§ DATA PROVIDED
— begin —

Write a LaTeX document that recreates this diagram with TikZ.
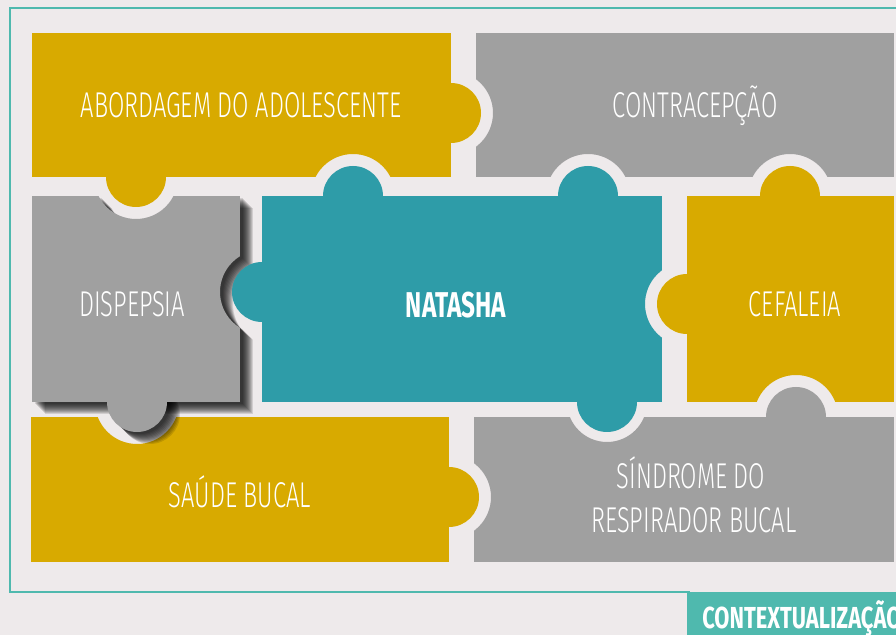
\documentclass[tikz,border=0pt]{standalone}
\usepackage{fontspec}
\newfontfamily\piecefont[FakeStretch=0.66]{Fira Sans Light}
\newfontfamily\headfont[FakeStretch=0.68]{Fira Sans}
\newfontfamily\ctxfont[FakeStretch=0.72]{Fira Sans}
\definecolor{bgpaper}{HTML}{EEEAEB}
\definecolor{frameteal}{HTML}{4FB9AE}
\definecolor{goldpiece}{HTML}{D8AA00}
\definecolor{graypiece}{HTML}{A0A0A0}
\definecolor{tealpiece}{HTML}{2E9CA8}
\begin{document}
\begin{tikzpicture}[x=0.025cm,y=-0.025cm,
    lbl/.style={text=white,inner sep=0pt,anchor=base,font=\piecefont\fontsize{25.5}{31}\selectfont},
    boldlbl/.style={lbl,font=\headfont\bfseries\fontsize{25.5}{31}\selectfont}]
  \useasboundingbox (0,0) rectangle (896,635);
  \clip (0,0) rectangle (896,635);
  \fill[bgpaper] (0,0) rectangle (896,635);
  \draw[frameteal,line width=1.5pt] (900,8) -- (10,8) -- (10,592) -- (690,592);

  % abordagem
  \begin{scope}[even odd rule]
    \clip (0,0) rectangle (896,635) (353,196) circle[radius=42];
    \fill[goldpiece] (32,33) rectangle (451,177);
    \fill[goldpiece] (451,113) circle[radius=30] (136,177) circle[radius=30];
  \end{scope}

  % contracepcao
  \begin{scope}[even odd rule]
    \clip (0,0) rectangle (896,635) (451,113) circle[radius=42]
      (588,196) circle[radius=42] (790,196) circle[radius=42];
    \fill[graypiece] (476,33) rectangle (894,177);
  \end{scope}

  % saude bucal
  \begin{scope}[even odd rule]
    \clip (0,0) rectangle (896,635) (137,402) circle[radius=42];
    \fill[goldpiece] (31,417) rectangle (449,562);
    \fill[goldpiece] (449,497) circle[radius=30];
  \end{scope}

  % sindrome
  \begin{scope}[even odd rule]
    \clip (0,0) rectangle (896,635) (449,497) circle[radius=42]
      (607,402) circle[radius=40];
    \fill[graypiece] (474,417) rectangle (894,562);
    \fill[graypiece] (796,417) circle[radius=30];
  \end{scope}

  % dispepsia, with its shadow
  \foreach \s in {3,...,13}{
    \begin{scope}[shift={(\s,\s-1)},even odd rule]
      \clip (-20,-20) rectangle (920,660) (136,177) circle[radius=42]
        (262,292) circle[radius=42];
      \fill[black,opacity=.12] (32,196) rectangle (240,402);
      \fill[black,opacity=.12] (137,402) circle[radius=30];
    \end{scope}
  }
  \begin{scope}[even odd rule]
    \clip (0,0) rectangle (896,635) (136,177) circle[radius=42]
      (262,292) circle[radius=42];
    \fill[graypiece] (32,196) rectangle (240,402);
    \fill[graypiece] (137,402) circle[radius=30];
  \end{scope}

  % natasha
  \begin{scope}[even odd rule]
    \clip (0,0) rectangle (896,635) (687,304) circle[radius=42];
    \fill[tealpiece] (262,196) rectangle (662,402);
    \fill[tealpiece] (353,196) circle[radius=30] (588,196) circle[radius=30]
      (262,292) circle[radius=30] (607,402) circle[radius=30];
  \end{scope}

  % cefaleia
  \begin{scope}[even odd rule]
    \clip (0,0) rectangle (896,635) (796,417) circle[radius=42];
    \fill[goldpiece] (687,196) rectangle (894,402);
    \fill[goldpiece] (790,196) circle[radius=30] (687,304) circle[radius=30];
  \end{scope}

  \node[lbl] (abord) at (241,118) {ABORDAGEM DO ADOLESCENTE};
  \node[lbl] (contra) at (695,118) {CONTRACEPÇÃO};
  \node[lbl] (disp) at (132,317) {DISPEPSIA};
  \node[boldlbl] (nat) at (456,318) {NATASHA};
  \node[lbl] (cefa) at (795,317) {CEFALEIA};
  \node[lbl] (saude) at (240,508) {SAÚDE BUCAL};
  \node[lbl] (sindr) at (691,489) {SÍNDROME DO};
  \node[lbl] (resp) at (694,533) {RESPIRADOR BUCAL};

  % tab at the bottom right
  \fill[frameteal] (687,592) rectangle (900,640);
  \node[boldlbl,anchor=base west,font=\ctxfont\bfseries\fontsize{21.6}{26}\selectfont]
    (ctx) at (702,628) {CONTEXTUALIZAÇÃO};
\end{tikzpicture}
\end{document}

— end —

§ WHAT YOU ARE ASKED TO DO
Give back every line exactly as it stands, pictures excluded.

§ SOLUTION FOR THIS EXERCISE
Write a LaTeX document that recreates this diagram with TikZ.
\documentclass[tikz,border=0pt]{standalone}
\usepackage{fontspec}
\newfontfamily\piecefont[FakeStretch=0.66]{Fira Sans Light}
\newfontfamily\headfont[FakeStretch=0.68]{Fira Sans}
\newfontfamily\ctxfont[FakeStretch=0.72]{Fira Sans}
\definecolor{bgpaper}{HTML}{EEEAEB}
\definecolor{frameteal}{HTML}{4FB9AE}
\definecolor{goldpiece}{HTML}{D8AA00}
\definecolor{graypiece}{HTML}{A0A0A0}
\definecolor{tealpiece}{HTML}{2E9CA8}
\begin{document}
\begin{tikzpicture}[x=0.025cm,y=-0.025cm,
    lbl/.style={text=white,inner sep=0pt,anchor=base,font=\piecefont\fontsize{25.5}{31}\selectfont},
    boldlbl/.style={lbl,font=\headfont\bfseries\fontsize{25.5}{31}\selectfont}]
  \useasboundingbox (0,0) rectangle (896,635);
  \clip (0,0) rectangle (896,635);
  \fill[bgpaper] (0,0) rectangle (896,635);
  \draw[frameteal,line width=1.5pt] (900,8) -- (10,8) -- (10,592) -- (690,592);

  % abordagem
  \begin{scope}[even odd rule]
    \clip (0,0) rectangle (896,635) (353,196) circle[radius=42];
    \fill[goldpiece] (32,33) rectangle (451,177);
    \fill[goldpiece] (451,113) circle[radius=30] (136,177) circle[radius=30];
  \end{scope}

  % contracepcao
  \begin{scope}[even odd rule]
    \clip (0,0) rectangle (896,635) (451,113) circle[radius=42]
      (588,196) circle[radius=42] (790,196) circle[radius=42];
    \fill[graypiece] (476,33) rectangle (894,177);
  \end{scope}

  % saude bucal
  \begin{scope}[even odd rule]
    \clip (0,0) rectangle (896,635) (137,402) circle[radius=42];
    \fill[goldpiece] (31,417) rectangle (449,562);
    \fill[goldpiece] (449,497) circle[radius=30];
  \end{scope}

  % sindrome
  \begin{scope}[even odd rule]
    \clip (0,0) rectangle (896,635) (449,497) circle[radius=42]
      (607,402) circle[radius=40];
    \fill[graypiece] (474,417) rectangle (894,562);
    \fill[graypiece] (796,417) circle[radius=30];
  \end{scope}

  % dispepsia, with its shadow
  \foreach \s in {3,...,13}{
    \begin{scope}[shift={(\s,\s-1)},even odd rule]
      \clip (-20,-20) rectangle (920,660) (136,177) circle[radius=42]
        (262,292) circle[radius=42];
      \fill[black,opacity=.12] (32,196) rectangle (240,402);
      \fill[black,opacity=.12] (137,402) circle[radius=30];
    \end{scope}
  }
  \begin{scope}[even odd rule]
    \clip (0,0) rectangle (896,635) (136,177) circle[radius=42]
      (262,292) circle[radius=42];
    \fill[graypiece] (32,196) rectangle (240,402);
    \fill[graypiece] (137,402) circle[radius=30];
  \end{scope}

  % natasha
  \begin{scope}[even odd rule]
    \clip (0,0) rectangle (896,635) (687,304) circle[radius=42];
    \fill[tealpiece] (262,196) rectangle (662,402);
    \fill[tealpiece] (353,196) circle[radius=30] (588,196) circle[radius=30]
      (262,292) circle[radius=30] (607,402) circle[radius=30];
  \end{scope}

  % cefaleia
  \begin{scope}[even odd rule]
    \clip (0,0) rectangle (896,635) (796,417) circle[radius=42];
    \fill[goldpiece] (687,196) rectangle (894,402);
    \fill[goldpiece] (790,196) circle[radius=30] (687,304) circle[radius=30];
  \end{scope}

  \node[lbl] (abord) at (241,118) {ABORDAGEM DO ADOLESCENTE};
  \node[lbl] (contra) at (695,118) {CONTRACEPÇÃO};
  \node[lbl] (disp) at (132,317) {DISPEPSIA};
  \node[boldlbl] (nat) at (456,318) {NATASHA};
  \node[lbl] (cefa) at (795,317) {CEFALEIA};
  \node[lbl] (saude) at (240,508) {SAÚDE BUCAL};
  \node[lbl] (sindr) at (691,489) {SÍNDROME DO};
  \node[lbl] (resp) at (694,533) {RESPIRADOR BUCAL};

  % tab at the bottom right
  \fill[frameteal] (687,592) rectangle (900,640);
  \node[boldlbl,anchor=base west,font=\ctxfont\bfseries\fontsize{21.6}{26}\selectfont]
    (ctx) at (702,628) {CONTEXTUALIZAÇÃO};
\end{tikzpicture}
\end{document}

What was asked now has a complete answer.